We could also work with interactivity and across platforms such as Facebook, just as many successful online creators would do to cross reference their work and promote their content as a way to explore this aspect of form.


One Comment

  1. Great to see you writing out your thinking!

    However, I need some clarity. Your group focus has been to use parody to deconstruct and analyse aspects of online video practices (Namely product video reviews in the first instance, then other OV practice in P3).

    From my perspective this means that you would have learnt something interesting about a OV practice by employing this technique. i.e what did you learn about product video reviews? skate videos etc – by parodying them…?

    I would be taking something that you discovered and using that to:

    1. Make product video reviews more effective
    2. Use that discovery to create a hybrid narrative/non-narrative form of online video practice.

    To me the 2nd point is more interesting. The ? in regards to the 2nd point is deciding on what type of online video practice you propose to work with – experimental, skate, tutorial etc etc

    Potentially ‘experimental’ as it gives you lots of scope and room to move.

    This may involve asking questions? i.e using your everyday anecdote focus

    What type of narrative/nonnarrative do we create to profile everyday activities?
    What aspects of a product video review can we work with? product close ups? character presentations/narration? etc etc

    Now, I can see a works emerging – i.e. If someone is cleaning their teeth – how can we use the toothbrush as a type of product to communicate something about that daily activity like in a product video review?

    This means you are using aspects of the product video review to communicate everyday activities. The ? now is are yo doing this for entertainment? are you aiming to produce comedy? Do you want to create a comedic form of online video?

    What is important is that you are using aspects of an online video practice to create a comedic work rather than cinematic genres like a western.

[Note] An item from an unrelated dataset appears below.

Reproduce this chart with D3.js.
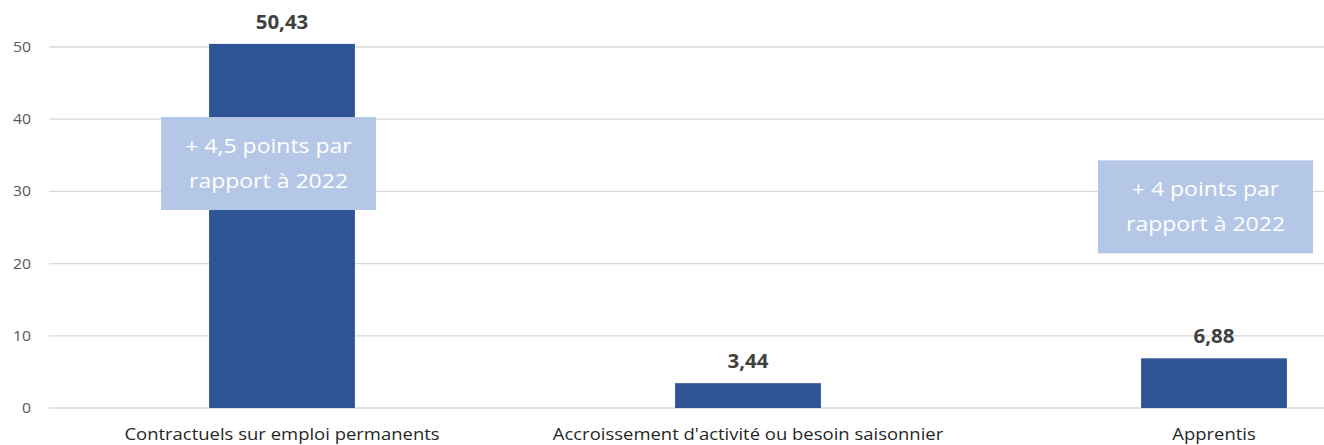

    You would present your prototype as a number of videos that explore a comedic form of online video practice using aspects of product video reviews. Could these be shown on TV – yes – unless the next step is to create what you discover (the approach towards narrative/nonnarrative form in an online video service/tool i.e. vine, snapchat etc – Then the constraints of that service/tool will effect how it is structured. Maybe you are aiming to produce some comedic type video memes? video review meme parodies? – am mix a hybrid

    what does a video review parody meme look like? as a form of online video comedy?